Two motifs, one gene

Recall that in "Finding a shared spliced motif1" we found the longest motif that could have been shared by two genetic strings, allowing for the motif to be split onto multiple exons in the process. As a result, we needed to find a longest common subsequence of the two strings (which extended the problem of finding a longest common substring from "Finding a shared motif2").

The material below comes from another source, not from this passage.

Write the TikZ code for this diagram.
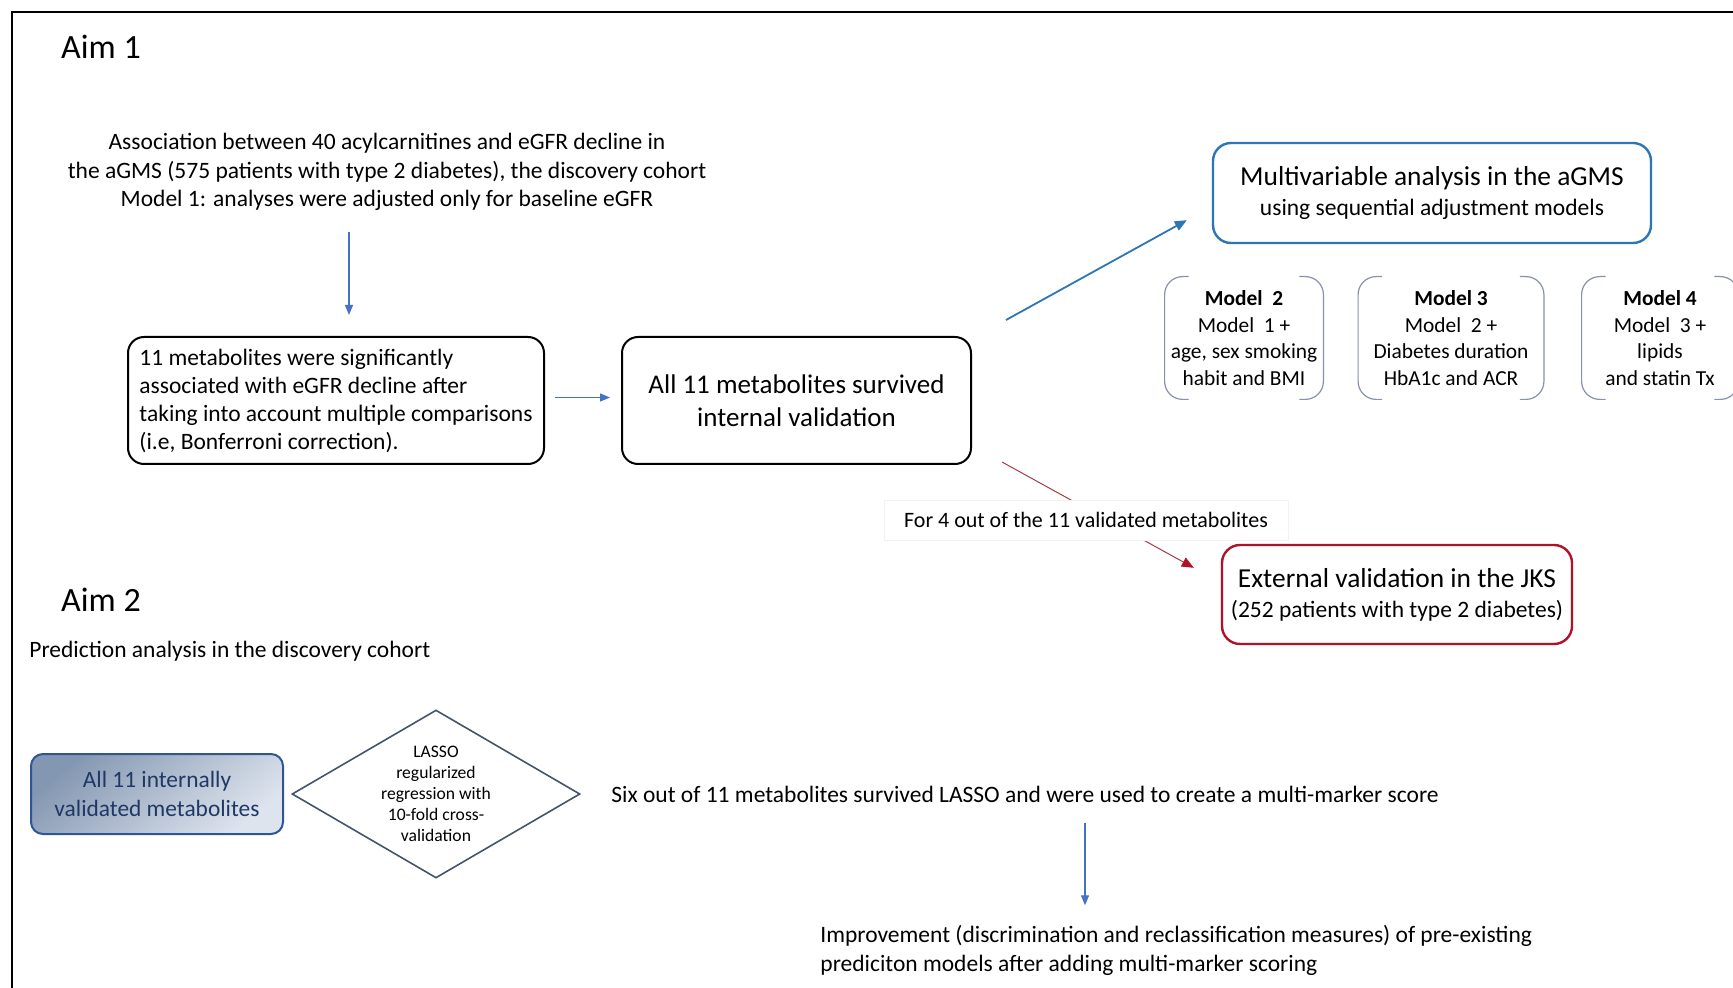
\documentclass[tikz,border=0pt]{standalone}
\usepackage{fontspec}
\setmainfont{Carlito}
\usetikzlibrary{shapes.geometric, arrows.meta, positioning, calc}
\definecolor{officeblue}{RGB}{68,114,196}
\definecolor{darkblue}{RGB}{46,117,182}
\definecolor{darkred}{RGB}{176,18,40}
\definecolor{arrowred}{RGB}{165,60,70}
\definecolor{bracketgray}{RGB}{135,145,172}
\definecolor{shadedark}{RGB}{132,151,178}
\definecolor{shadelight}{RGB}{222,228,238}
\definecolor{navyborder}{RGB}{47,85,151}
\definecolor{navytext}{RGB}{31,56,100}
\definecolor{slategray}{RGB}{68,84,106}

\begin{document}
\begin{tikzpicture}[
    x=0.5pt, y=-0.5pt,
    txt/.style={inner sep=0pt, font=\fontsize{11.75}{14.2}\selectfont},
    aim/.style={inner sep=0pt, font=\fontsize{17}{20}\selectfont},
    box/.style={rectangle, rounded corners=8pt, draw=black, line width=1pt, minimum height=63.5pt, font=\fontsize{11.75}{12.7}\selectfont},
    roundbox/.style={rectangle, rounded corners=9pt, line width=1.2pt, align=center, font=\fontsize{13.7}{15}\selectfont},
    modelbox/.style={minimum height=61pt, align=center, inner sep=0pt, font=\fontsize{10.7}{13.2}\selectfont},
    bracket/.style={draw=bracketgray, line width=0.6pt, rounded corners=9pt},
    gradbox/.style={rectangle, rounded corners=6pt, draw=navyborder, line width=1pt, top color=shadedark, bottom color=shadelight, shading angle=40, minimum width=126pt, minimum height=40pt, align=center, text=navytext, font=\fontsize{11.7}{14.5}\selectfont},
    lasso/.style={diamond, draw=slategray, line width=0.8pt, aspect=1.71, inner sep=0pt, minimum width=144pt, minimum height=84pt, align=center, font=\fontsize{8.8}{10.5}\selectfont},
    arrow/.style={-{Triangle[length=5pt, width=4pt]}, officeblue, line width=0.6pt},
    bluearrow/.style={-{Triangle[length=6pt, width=5pt]}, darkblue, line width=0.9pt},
    redarrow/.style={-{Triangle[length=6pt, width=5pt, color=darkred]}, arrowred, line width=0.5pt}
]

\useasboundingbox (0,0) rectangle (1733,988);

% frame
\draw[line width=1pt] (12,988) -- (12,12) -- (1733,12);

% Aim 1
\node[aim] (aim1) at (101,47) {Aim 1};

\node[txt, align=center] (assoc) at (387,172) {Association between 40 acylcarnitines and eGFR decline in\\the aGMS (575 patients with type 2 diabetes), the discovery cohort\\Model 1: analyses were adjusted only for baseline eGFR};

\node[box, minimum width=208pt, align=left, font=\fontsize{11.75}{14}\selectfont] (sig) at (336,400.5) {11 metabolites were significantly\\associated with eGFR decline after\\taking into account multiple comparisons\\(i.e, Bonferroni correction).};
\coordinate (d1) at (349,232);
\draw[arrow] (d1) -- ([shift={(6.5pt,10.5pt)}]sig.north);

\node[box, minimum width=174.5pt, align=center, font=\fontsize{13.5}{16.5}\selectfont] (intval) at (796.5,400.5) {All 11 metabolites survived\\internal validation};
\draw[arrow, shorten <=5pt, shorten >=5.5pt] ([yshift=1.5pt]sig.east) -- ([yshift=1.5pt]intval.west);

% Multivariable analysis
\node[roundbox, draw=darkblue, minimum width=219pt, minimum height=50pt] (multi) at (1432,193) {Multivariable analysis in the aGMS\\{\fontsize{11.75}{15}\selectfont using sequential adjustment models}};
\draw[bluearrow] ([shift={(17pt,8pt)}]intval.north east) -- ([shift={(-12.5pt,12pt)}]multi.south west);

\node[modelbox, minimum width=79pt] (m2) at (1244,338) {\textbf{Model\ \ 2}\\Model\ \ 1 +\\age, sex smoking\\habit and BMI};
\node[modelbox, minimum width=92.5pt] (m3) at (1451,338) {\textbf{Model 3}\\Model\ \ 2 +\\Diabetes duration\\HbA1c and ACR};
\node[modelbox, minimum width=78pt] (m4) at (1660,338) {\textbf{Model 4}\\Model\ \ 3 +\\lipids\\and statin Tx};
\foreach \m in {m2,m3,m4} {
  \draw[bracket] ([xshift=12pt]\m.north west) -- (\m.north west) -- (\m.south west) -- ([xshift=12pt]\m.south west);
  \draw[bracket] ([xshift=-12pt]\m.north east) -- (\m.north east) -- (\m.south east) -- ([xshift=-12pt]\m.south east);
}

% External validation
\node[roundbox, draw=darkred, minimum width=175pt, minimum height=49.5pt] (ext) at (1397,594.5) {External validation in the JKS\\{\fontsize{11.75}{15}\selectfont (252 patients with type 2 diabetes)}};
\draw[redarrow] ([shift={(15pt,1.5pt)}]intval.south east) -- ([shift={(-13.5pt,-12pt)}]ext.north west);
\node[txt, font=\fontsize{11}{13}\selectfont, draw=gray!10, fill=white, inner xsep=10pt, minimum height=20pt] (forlbl) at (1086,520) {For 4 out of the 11 validated metabolites};

% Aim 2
\node[aim] (aim2) at (101,600) {Aim 2};
\node[txt, anchor=west] (pred) at (29,651) {Prediction analysis in the discovery cohort};

\node[gradbox] (allint) at (157,794) {All 11 internally\\validated metabolites};
\node[lasso] (lassonode) at (436,794) {LASSO\\regularized\\regression with\\10-fold cross-\\validation};

\node[txt, anchor=west] (six) at (611,794) {Six out of 11 metabolites survived LASSO and were used to create a multi-marker score};

\node[txt, anchor=west, align=left] (impr) at (820,950.5) {Improvement (discrimination and reclassification measures) of pre-existing\\prediciton models after adding multi-marker scoring};
\coordinate (d2) at (1085,823);
\draw[arrow] (d2) -- ($(d2 |- impr.north)+(0,10pt)$);

\end{tikzpicture}
\end{document}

In this assignment, we consider an inverse problem of sorts in which we are given two different motifs and we wish to interleave them together in such a way as to produce a shortest possible genetic string in which both motifs occur as subsequences.

Assignment

A string $$s$$ is a supersequence of another string $$t$$ if $$s$$ contains $$t$$ as a subsequence.

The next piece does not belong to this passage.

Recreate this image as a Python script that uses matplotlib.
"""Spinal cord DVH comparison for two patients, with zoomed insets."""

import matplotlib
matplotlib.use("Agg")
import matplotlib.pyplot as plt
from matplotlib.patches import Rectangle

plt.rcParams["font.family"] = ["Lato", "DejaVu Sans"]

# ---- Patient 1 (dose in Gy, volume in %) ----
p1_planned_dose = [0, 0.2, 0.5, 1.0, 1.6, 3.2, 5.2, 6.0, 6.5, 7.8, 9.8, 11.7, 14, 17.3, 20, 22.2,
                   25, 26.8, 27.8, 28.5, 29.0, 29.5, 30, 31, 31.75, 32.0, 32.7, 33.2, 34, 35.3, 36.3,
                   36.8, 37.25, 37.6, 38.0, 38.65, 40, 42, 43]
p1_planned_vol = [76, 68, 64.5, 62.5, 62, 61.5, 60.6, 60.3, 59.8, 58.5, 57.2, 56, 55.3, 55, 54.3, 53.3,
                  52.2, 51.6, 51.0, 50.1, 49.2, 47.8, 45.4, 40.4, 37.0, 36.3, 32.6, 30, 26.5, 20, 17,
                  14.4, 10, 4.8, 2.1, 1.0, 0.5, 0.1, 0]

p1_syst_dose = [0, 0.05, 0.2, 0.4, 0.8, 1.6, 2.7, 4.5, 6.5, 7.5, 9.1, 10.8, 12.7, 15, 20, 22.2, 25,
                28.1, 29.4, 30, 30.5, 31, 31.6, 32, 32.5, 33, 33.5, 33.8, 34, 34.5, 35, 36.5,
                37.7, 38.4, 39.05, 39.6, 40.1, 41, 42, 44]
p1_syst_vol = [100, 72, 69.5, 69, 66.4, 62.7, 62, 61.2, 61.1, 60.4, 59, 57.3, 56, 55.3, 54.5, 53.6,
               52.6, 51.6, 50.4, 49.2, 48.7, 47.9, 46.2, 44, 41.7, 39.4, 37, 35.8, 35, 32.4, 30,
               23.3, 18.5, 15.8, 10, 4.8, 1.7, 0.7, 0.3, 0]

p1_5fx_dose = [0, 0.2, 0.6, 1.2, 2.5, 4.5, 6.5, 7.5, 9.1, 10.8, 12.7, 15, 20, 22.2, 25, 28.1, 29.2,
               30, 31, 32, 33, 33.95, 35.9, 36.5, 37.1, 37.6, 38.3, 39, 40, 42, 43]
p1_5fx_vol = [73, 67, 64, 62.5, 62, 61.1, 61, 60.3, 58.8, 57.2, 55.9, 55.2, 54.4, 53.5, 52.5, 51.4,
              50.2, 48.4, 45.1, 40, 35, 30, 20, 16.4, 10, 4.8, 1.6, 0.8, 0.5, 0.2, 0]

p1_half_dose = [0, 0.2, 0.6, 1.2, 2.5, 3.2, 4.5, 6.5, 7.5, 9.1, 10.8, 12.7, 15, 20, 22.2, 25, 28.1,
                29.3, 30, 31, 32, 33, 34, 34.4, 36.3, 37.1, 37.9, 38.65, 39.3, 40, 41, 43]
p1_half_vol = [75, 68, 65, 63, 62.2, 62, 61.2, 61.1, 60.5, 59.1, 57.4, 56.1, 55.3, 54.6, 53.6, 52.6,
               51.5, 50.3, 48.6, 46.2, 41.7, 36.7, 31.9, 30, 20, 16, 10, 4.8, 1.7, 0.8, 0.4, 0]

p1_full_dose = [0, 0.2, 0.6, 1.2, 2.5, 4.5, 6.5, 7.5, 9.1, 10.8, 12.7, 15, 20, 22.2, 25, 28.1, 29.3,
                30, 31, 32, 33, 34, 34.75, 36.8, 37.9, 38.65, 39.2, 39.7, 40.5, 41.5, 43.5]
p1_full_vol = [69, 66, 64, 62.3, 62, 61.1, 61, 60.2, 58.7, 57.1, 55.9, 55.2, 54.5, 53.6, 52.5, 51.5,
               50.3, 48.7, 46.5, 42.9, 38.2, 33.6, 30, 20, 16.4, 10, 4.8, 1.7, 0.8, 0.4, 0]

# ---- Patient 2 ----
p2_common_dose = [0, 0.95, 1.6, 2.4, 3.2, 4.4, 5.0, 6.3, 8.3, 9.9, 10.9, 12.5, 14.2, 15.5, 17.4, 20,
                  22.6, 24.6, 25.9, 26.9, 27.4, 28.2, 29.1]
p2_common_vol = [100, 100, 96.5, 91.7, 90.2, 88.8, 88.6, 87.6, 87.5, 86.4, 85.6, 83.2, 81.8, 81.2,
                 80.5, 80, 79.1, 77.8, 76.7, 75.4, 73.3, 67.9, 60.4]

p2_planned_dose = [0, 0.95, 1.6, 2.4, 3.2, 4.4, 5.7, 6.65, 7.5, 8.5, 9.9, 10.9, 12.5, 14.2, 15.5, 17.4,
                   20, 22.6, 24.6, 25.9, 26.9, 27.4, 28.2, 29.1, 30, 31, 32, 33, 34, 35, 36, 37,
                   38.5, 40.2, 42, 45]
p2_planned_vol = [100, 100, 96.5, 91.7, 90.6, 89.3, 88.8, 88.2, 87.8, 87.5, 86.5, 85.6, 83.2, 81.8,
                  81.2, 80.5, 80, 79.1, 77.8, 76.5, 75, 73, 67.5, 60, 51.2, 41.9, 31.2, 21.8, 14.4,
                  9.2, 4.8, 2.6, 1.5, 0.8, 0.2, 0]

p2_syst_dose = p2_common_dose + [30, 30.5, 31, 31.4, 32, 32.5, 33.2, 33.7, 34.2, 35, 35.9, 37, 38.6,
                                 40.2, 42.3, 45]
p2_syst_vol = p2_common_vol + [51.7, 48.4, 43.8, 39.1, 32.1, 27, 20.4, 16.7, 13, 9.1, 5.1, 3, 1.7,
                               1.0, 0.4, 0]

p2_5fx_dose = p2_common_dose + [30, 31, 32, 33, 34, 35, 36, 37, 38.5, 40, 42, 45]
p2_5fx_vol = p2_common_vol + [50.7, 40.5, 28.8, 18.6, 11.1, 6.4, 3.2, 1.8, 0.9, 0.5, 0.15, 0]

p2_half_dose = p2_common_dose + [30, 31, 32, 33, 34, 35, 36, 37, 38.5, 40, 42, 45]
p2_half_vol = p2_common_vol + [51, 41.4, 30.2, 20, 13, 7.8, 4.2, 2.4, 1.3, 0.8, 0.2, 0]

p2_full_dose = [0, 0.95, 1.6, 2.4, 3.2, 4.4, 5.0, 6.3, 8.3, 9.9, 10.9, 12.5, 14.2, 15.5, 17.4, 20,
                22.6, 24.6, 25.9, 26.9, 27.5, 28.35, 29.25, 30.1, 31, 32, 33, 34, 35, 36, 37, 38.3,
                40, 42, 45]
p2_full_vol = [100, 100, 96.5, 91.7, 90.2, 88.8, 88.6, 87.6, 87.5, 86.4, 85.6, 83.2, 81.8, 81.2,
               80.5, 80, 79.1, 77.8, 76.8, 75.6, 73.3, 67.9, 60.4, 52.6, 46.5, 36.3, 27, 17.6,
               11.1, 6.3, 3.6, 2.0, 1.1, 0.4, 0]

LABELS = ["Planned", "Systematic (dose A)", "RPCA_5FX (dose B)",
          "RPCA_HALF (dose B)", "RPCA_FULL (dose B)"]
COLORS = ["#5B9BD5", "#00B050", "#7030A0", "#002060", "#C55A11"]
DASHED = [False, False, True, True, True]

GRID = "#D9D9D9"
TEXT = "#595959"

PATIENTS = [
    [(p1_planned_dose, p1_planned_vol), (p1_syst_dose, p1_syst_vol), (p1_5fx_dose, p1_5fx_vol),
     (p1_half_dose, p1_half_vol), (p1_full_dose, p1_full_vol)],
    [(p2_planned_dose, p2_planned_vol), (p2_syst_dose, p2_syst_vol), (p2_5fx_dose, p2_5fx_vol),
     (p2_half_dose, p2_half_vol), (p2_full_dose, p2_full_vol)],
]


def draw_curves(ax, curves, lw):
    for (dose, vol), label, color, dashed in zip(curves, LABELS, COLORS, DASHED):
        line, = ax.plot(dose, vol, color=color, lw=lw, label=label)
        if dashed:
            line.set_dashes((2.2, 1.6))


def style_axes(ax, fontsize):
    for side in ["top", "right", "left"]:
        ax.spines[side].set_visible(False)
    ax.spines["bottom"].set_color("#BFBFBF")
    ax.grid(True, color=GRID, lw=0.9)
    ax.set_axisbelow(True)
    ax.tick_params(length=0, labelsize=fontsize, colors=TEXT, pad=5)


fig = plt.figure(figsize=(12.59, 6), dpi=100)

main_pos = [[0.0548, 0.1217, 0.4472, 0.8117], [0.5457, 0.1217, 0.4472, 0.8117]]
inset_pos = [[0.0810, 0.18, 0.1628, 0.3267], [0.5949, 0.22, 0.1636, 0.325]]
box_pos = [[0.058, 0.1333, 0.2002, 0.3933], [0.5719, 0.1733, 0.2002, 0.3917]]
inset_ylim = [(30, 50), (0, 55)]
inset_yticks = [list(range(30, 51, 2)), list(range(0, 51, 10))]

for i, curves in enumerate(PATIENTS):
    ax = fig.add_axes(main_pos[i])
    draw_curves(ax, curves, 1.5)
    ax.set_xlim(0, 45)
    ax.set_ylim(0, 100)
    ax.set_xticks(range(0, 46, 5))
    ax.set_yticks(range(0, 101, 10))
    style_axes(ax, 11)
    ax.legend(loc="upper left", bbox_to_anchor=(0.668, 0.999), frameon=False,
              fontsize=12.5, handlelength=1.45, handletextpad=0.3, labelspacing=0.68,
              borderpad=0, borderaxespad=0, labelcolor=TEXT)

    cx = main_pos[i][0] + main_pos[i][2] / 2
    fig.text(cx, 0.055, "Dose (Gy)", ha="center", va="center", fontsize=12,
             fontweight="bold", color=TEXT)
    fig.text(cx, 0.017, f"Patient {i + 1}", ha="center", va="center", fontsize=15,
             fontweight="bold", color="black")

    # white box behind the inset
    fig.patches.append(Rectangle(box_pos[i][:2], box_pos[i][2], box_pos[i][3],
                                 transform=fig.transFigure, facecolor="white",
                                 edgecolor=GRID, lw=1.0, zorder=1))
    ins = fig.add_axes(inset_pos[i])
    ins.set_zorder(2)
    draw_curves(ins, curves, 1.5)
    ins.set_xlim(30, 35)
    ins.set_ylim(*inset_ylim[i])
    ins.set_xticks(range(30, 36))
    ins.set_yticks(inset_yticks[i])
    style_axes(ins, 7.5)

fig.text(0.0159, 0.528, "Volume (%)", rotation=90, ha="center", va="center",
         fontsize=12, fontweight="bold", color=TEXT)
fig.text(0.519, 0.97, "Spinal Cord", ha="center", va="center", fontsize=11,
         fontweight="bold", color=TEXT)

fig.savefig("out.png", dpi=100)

A common supersequence of strings $$s$$ and $$t$$ is a string that serves as a supersequence of both $$s$$ and $$t$$. For example, GACCTAGGAACTC serves as a common supersequence of ACGTC and ATAT. A shortest common supersequence of $$s$$ and $$t$$ is a supersequence for which there does not exist a shorter common supersequence. Continuing our example, ACGTACT is a shortest common supersequence of ACGTC and ATAT.

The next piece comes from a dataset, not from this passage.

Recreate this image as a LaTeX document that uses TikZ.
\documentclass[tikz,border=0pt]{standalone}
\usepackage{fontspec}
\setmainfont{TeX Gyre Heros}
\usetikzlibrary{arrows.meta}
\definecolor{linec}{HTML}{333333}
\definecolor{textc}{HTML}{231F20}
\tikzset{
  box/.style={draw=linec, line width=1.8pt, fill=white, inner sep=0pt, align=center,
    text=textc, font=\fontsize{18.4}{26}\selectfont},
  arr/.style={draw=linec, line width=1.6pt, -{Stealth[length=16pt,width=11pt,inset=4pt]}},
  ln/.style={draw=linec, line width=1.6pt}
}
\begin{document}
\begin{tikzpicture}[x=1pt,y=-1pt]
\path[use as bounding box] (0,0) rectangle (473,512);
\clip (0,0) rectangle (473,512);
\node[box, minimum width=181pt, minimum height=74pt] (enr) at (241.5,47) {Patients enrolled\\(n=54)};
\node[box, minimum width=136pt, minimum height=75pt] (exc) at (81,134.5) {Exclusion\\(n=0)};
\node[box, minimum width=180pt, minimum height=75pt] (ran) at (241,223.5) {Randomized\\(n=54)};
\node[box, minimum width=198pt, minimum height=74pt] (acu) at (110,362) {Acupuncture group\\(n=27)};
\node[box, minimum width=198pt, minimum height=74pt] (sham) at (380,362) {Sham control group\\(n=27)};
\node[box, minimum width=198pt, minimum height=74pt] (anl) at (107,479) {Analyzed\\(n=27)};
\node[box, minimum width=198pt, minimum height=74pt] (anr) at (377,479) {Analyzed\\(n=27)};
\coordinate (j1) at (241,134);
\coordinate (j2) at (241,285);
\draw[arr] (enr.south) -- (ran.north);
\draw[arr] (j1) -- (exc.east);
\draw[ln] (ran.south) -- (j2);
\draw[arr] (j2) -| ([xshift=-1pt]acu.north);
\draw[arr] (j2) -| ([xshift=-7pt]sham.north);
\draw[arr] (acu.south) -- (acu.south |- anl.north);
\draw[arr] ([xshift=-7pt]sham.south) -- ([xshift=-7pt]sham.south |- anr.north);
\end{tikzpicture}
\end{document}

Write a function shortestCommonSupersequence that takes two DNA strings $$s$$ and $$t$$. The function must return a shortest common supersequence of $$s$$ and $$t$$. If multiple solutions exist, the function may return any one.

Example

In the following interactive session, we assume the FASTA file data.fna3 to be located in the current directory.

>>> shortestCommonSupersequence('ATCTGAT', 'TGCATA')
'ATGCATGAT'

>>> from Bio import SeqIO
>>> shortestCommonSupersequence(*SeqIO.parse('data.fna', 'fasta'))
'CGCCCGTAGTTGGGTTACTACACACTCTCGTCCAATTACGGGTAATAATGTGTTACGCTCTCATGTTCATGGACATTGTCTAACCCCTGGTTGCTAGTCACCGCTAGGGCTTGGCGAGCTGATCCCCAAAGGA'